Ibibio Sound Machine
The Electric Ballroom
The air is a bit thicker than usual in Camden as I walk down the high street on a humid April evening. Ambulances scream past me on my right as a young boy shoves a basketball under his shirt faking contractions. At least, I hope he's faking. It's on this evening, before a four-day weekend, that I’m being inducted into the Ibibio Sound Machine factory.
Perhaps, like us until recently, you’ve not even heard of the 10-piece phenomenon that is The Machine. Fronted by Nigerian singer Eno Williams, Ibibio Sound Machine is a clash of African and electronic elements inspired in equal measure by the golden era of West-African funk & disco and modern post-punk & electro. You might be thinking to yourself, “gimme a break, we can’t keep up with each and every scorching hot artist popping up that’s your job!” Fair play, only thing is, London based ISM have been kicking it around the way for the better part of a decade. With three LPs and an EP under their belt, they’re the best worst kept secret. Trust me, we’re embarrassed too. With Electricity out on the May 11, ISM is warming up now before hitting the festival circuit and we were just lucky enough to get a peak.
Shuffling into the ballroom, I'm held up at security. Not for a frisk, instead it seems the gleam off the pins on my denim jacket catch the guards' eye which are thoroughly inspected in lieu of my pockets. Lucky for me. The peculiar luck doesn’t end there. At the box office, I'm mistakenly given a photo pass. I consider flogging it for beer, rather than snapping shots in the pit using my phone. Making my way past the merch table I see, plugged in, lamps for sale. I’m both confused and intrigued, but break free and continue to the stage. I get a good spot and watch opener Porij. Honourable mention as they played a solid set with the highlight being ‘Divine’. Eggy on vocals introduces the track, “This next one's called ‘Divine’, and it basically means you're the shit, everybody knows if so, just enjoy it”. Great energy throughout the set; worth catching a headlining gig.
ISM cuts no corners when it comes to showmanship. The 10 piece and two backing singers; Eno’s sister and best friend, and other collaborators, fill the stage and welcome the canary-draped Space Goddess on last. Everyone on stage looks out of this world but Eno takes the cake. From her intricate hair, Egyptian inspired jewellery and banging pipes, no effort is spared. Not one element of the stage is static, from the drum set to the keys throughout their performance. Cymbals are crashing, keys are clacking and the guitars, brass (sax/trumpets) and bongos have all taken a life of their own. It was next to impossible to catch a shot that wasn’t blurry of Eno, as she wasn’t still between singing, playing the keys, clapping and dancing. Even her clothes seemed to take a life of their own wildly whipping around in the windless venue.

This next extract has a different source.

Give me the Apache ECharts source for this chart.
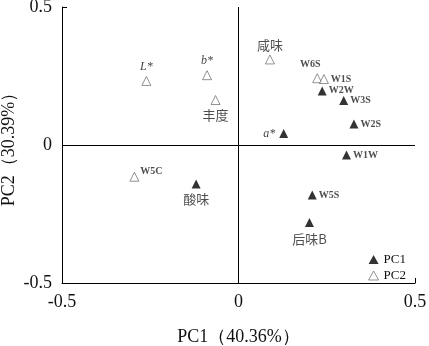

The audience and myself were captivated throughout. ISM kept pumping out love and tunes in equal measures and everyone was receptive. It was a cultural melting pot that oscillated to a frequency everyone was switched on to, a pleasant change from the last few gigs I’d attended. Eno’s woven into her music and embraced her Nigerian roots (both musically and lyrically) but goes beyond the cosmos with her live show. It’s an incredibly warm and inclusive vibe full of singing (audience included but don’t ask me how) clapping, snapping and dancing. Highlight of the set was ‘Protection from Evil’ which I’m confident we all were feeling after being blasted with sonic love in the Ballroom that evening. The set ended with a nearly 40-minute finale where the band jammed out as they were individually introduced. I cannot imagine how mind-blowing an untethered open-air performance would be. There is one way to find out though.